Melihat kondisinya, kata Marwan, keluarga sang anak pasti termasuk kategori sangat miskin atau Desil I Data Tunggal Sosial-Ekonomi Nasional. Dengan demikian, antisipasi dan penanganan kasus itu semestinya dipantau oleh Kementerian Sosial.
“Yang namanya anak tetap perlindungannya apa pun. Apalagi kita punya Kementerian Sosial yang khusus menangani itu.
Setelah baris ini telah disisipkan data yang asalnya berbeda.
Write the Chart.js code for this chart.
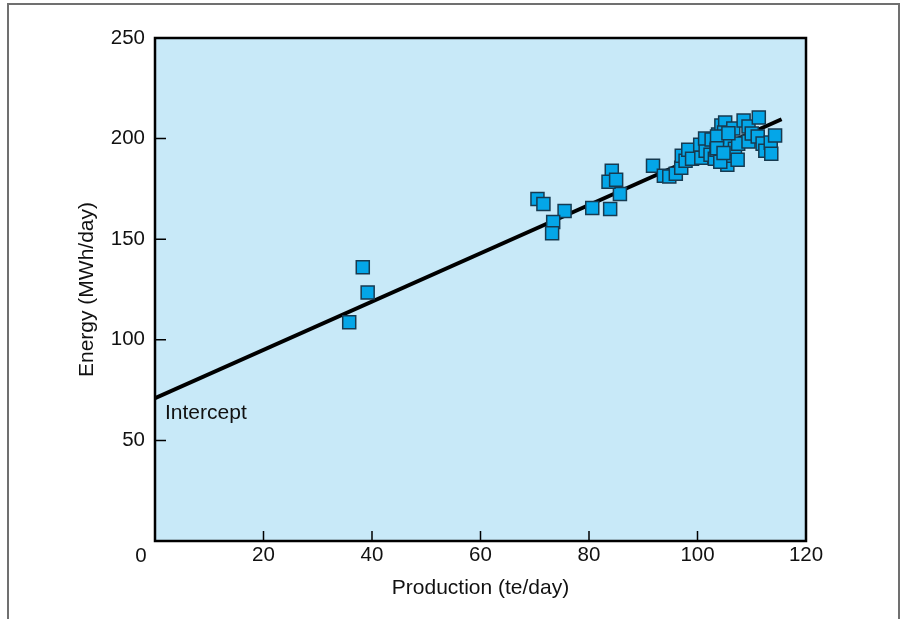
<!DOCTYPE html>
<html>
<head>
<meta charset="utf-8">
<script src="https://cdn.jsdelivr.net/npm/chart.js@4/dist/chart.umd.min.js"></script>
<style>
  html, body { margin: 0; padding: 0; background: #fff; overflow: hidden; }
  #wrap { position: relative; width: 902px; height: 619px; }
  #page { position: absolute; left: 7px; top: 3px; width: 889px; height: 660px;
          border: 2px solid #707070; border-bottom: none; }
  #myChart { position: absolute; left: 0; top: 0; }
</style>
</head>
<body>
<div id="wrap">
  <div id="page"></div>
  <canvas id="myChart" width="902" height="619"></canvas>
</div>
<script>
    // daily production (te/day) and energy use (MWh/day)
    const production = [
      35.8, 38.3, 39.2, 70.5, 71.6, 75.5, 73.4, 73.2, 80.6, 83.9, 85.7, 84.2, 83.6, 85.0,
      91.8, 93.8, 94.8, 96.0, 97.0, 97.1, 97.8, 98.3, 99.0, 100.5, 100.7, 101.5, 101.4,
      102.4, 102.6, 103.2, 103.5, 103.8, 104.0, 104.5, 104.4, 105.1, 104.9, 105.6, 105.5,
      105.7, 105.6, 106.6, 106.9, 107.4, 107.5, 108.5, 109.4, 109.4, 110.0, 111.3, 111.1,
      112.0, 112.5, 113.5, 114.3, 113.6, 104.2, 103.6, 105.7, 103.6, 104.8
    ];
    const energy = [
      108.7, 136.0, 123.5, 170.0, 167.5, 164.0, 158.5, 153.0, 165.5, 165.0, 172.5, 184.0, 178.5, 179.5,
      186.5, 181.5, 181.2, 182.5, 185.5, 191.5, 189.0, 194.5, 190.0, 197.0, 190.5, 194.0, 200.0,
      192.0, 199.5, 190.0, 194.5, 202.0, 198.0, 189.0, 206.5, 208.0, 203.0, 201.0, 187.0,
      191.5, 198.0, 205.0, 195.0, 189.5, 197.5, 209.0, 206.0, 198.5, 202.5, 210.5, 201.0,
      197.5, 194.0, 198.0, 201.5, 192.5, 188.5, 201.0, 202.6, 195.2, 192.8
    ];

    // fitted line: energy = intercept + slope * production
    const intercept = 71;
    const slope = 1.2;
    const fitRange = [0, 115.5];

    const xTicks = [0, 20, 40, 60, 80, 100, 120];
    const yTicks = [0, 50, 100, 150, 200, 250];

    const points = production.map((p, i) => ({ x: p, y: energy[i] }));
    const fitLine = fitRange.map(p => ({ x: p, y: intercept + slope * p }));

    const FONT = "'Liberation Sans', Arial, Helvetica, sans-serif";

    // plot background, frame, inward tick marks and labels
    const plotDecor = {
      id: 'plotDecor',
      beforeDatasetsDraw(chart) {
        const { ctx, chartArea: a } = chart;
        ctx.save();
        ctx.fillStyle = '#c8e9f8';
        ctx.fillRect(a.left, a.top, a.right - a.left, a.bottom - a.top);
        ctx.restore();
      },
      afterDraw(chart) {
        const { ctx, chartArea: a, scales } = chart;
        ctx.save();
        ctx.strokeStyle = '#000';
        ctx.lineWidth = 1.5;
        ctx.beginPath();
        xTicks.slice(1, -1).forEach(v => {
          const px = scales.x.getPixelForValue(v);
          ctx.moveTo(px, a.bottom);
          ctx.lineTo(px, a.bottom - 10);
        });
        yTicks.slice(1, -1).forEach(v => {
          const py = scales.y.getPixelForValue(v);
          ctx.moveTo(a.left, py);
          ctx.lineTo(a.left + 11, py);
        });
        ctx.stroke();

        ctx.lineWidth = 2.5;
        ctx.strokeRect(a.left, a.top, a.right - a.left, a.bottom - a.top);

        ctx.fillStyle = '#111';
        ctx.font = '20.5px ' + FONT;
        ctx.textAlign = 'center';
        ctx.textBaseline = 'middle';
        ctx.fillText('0', a.left - 14, a.bottom + 15);

        ctx.font = '21px ' + FONT;
        ctx.textAlign = 'left';
        ctx.fillText('Intercept', a.left + 10, scales.y.getPixelForValue(intercept - 7.5));
        ctx.restore();
      }
    };

    const ctx = document.getElementById('myChart').getContext('2d');

    const myChart = new Chart(ctx, {
      type: 'scatter',
      data: {
        datasets: [{
          label: 'Daily records',
          data: points,
          pointStyle: 'rect',
          pointRadius: 9.2,
          backgroundColor: '#04a6e8',
          borderColor: '#173a50',
          borderWidth: 1.5,
          order: 0
        }, {
          type: 'line',
          label: 'Fit',
          data: fitLine,
          borderColor: '#000',
          borderWidth: 4,
          pointRadius: 0,
          fill: false,
          order: 1
        }]
      },
      options: {
        responsive: false,
        animation: false,
        devicePixelRatio: 1,
        layout: { padding: { left: 0, right: 96, top: 38, bottom: 0 } },
        plugins: {
          legend: { display: false },
          tooltip: { enabled: false }
        },
        scales: {
          x: {
            type: 'linear',
            min: 0,
            max: 120,
            afterBuildTicks: s => { s.ticks = xTicks.map(v => ({ value: v })); },
            afterFit: s => { s.height = 78; },
            grid: { display: false, drawTicks: false },
            border: { display: false },
            ticks: {
              padding: 2,
              color: '#111',
              font: { family: FONT, size: 20.5 },
              callback: v => (v === 0 ? '' : v)
            },
            title: {
              display: true,
              text: 'Production (te/day)',
              color: '#111',
              font: { family: FONT, size: 21 },
              padding: { top: 0, bottom: 18 }
            }
          },
          y: {
            type: 'linear',
            min: 0,
            max: 250,
            afterBuildTicks: s => { s.ticks = yTicks.map(v => ({ value: v })); },
            afterFit: s => { s.width = 155; },
            grid: { display: false, drawTicks: false },
            border: { display: false },
            ticks: {
              padding: 10,
              color: '#111',
              font: { family: FONT, size: 20.5 },
              callback: v => (v === 0 ? '' : v)
            },
            title: {
              display: true,
              text: 'Energy (MWh/day)',
              color: '#111',
              font: { family: FONT, size: 21 },
              padding: { top: 75, bottom: 0 }
            }
          }
        }
      },
      plugins: [plotDecor]
    });
</script>
</body>
</html>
Apalagi kalau sudah kategori tidak normal orang tuanya,” ujar politikus Partai Kebangkitan Bangsa ini.
Menurut Marwan, dengan kecanggihan teknologi untuk menyebarluaskan informasi, seharusnya kematian sang balita bisa dicegah oleh pemerintah dan masyarakat setempat. “Patut kita pertanyakan, masak enggak ada orang di sekelilingnya yang melaporkan itu,” ucapnya.
Dia menekankan bahwa Kementerian Sosial memiliki anggaran khusus untuk mendistribusikan bantuan sosial kepada keluarga miskin lewat Program Keluarga Harapan ataupun Bantuan Pangan Non-Tunai. Dia sangat menyesalkan nyawa balita itu tak terselamatkan.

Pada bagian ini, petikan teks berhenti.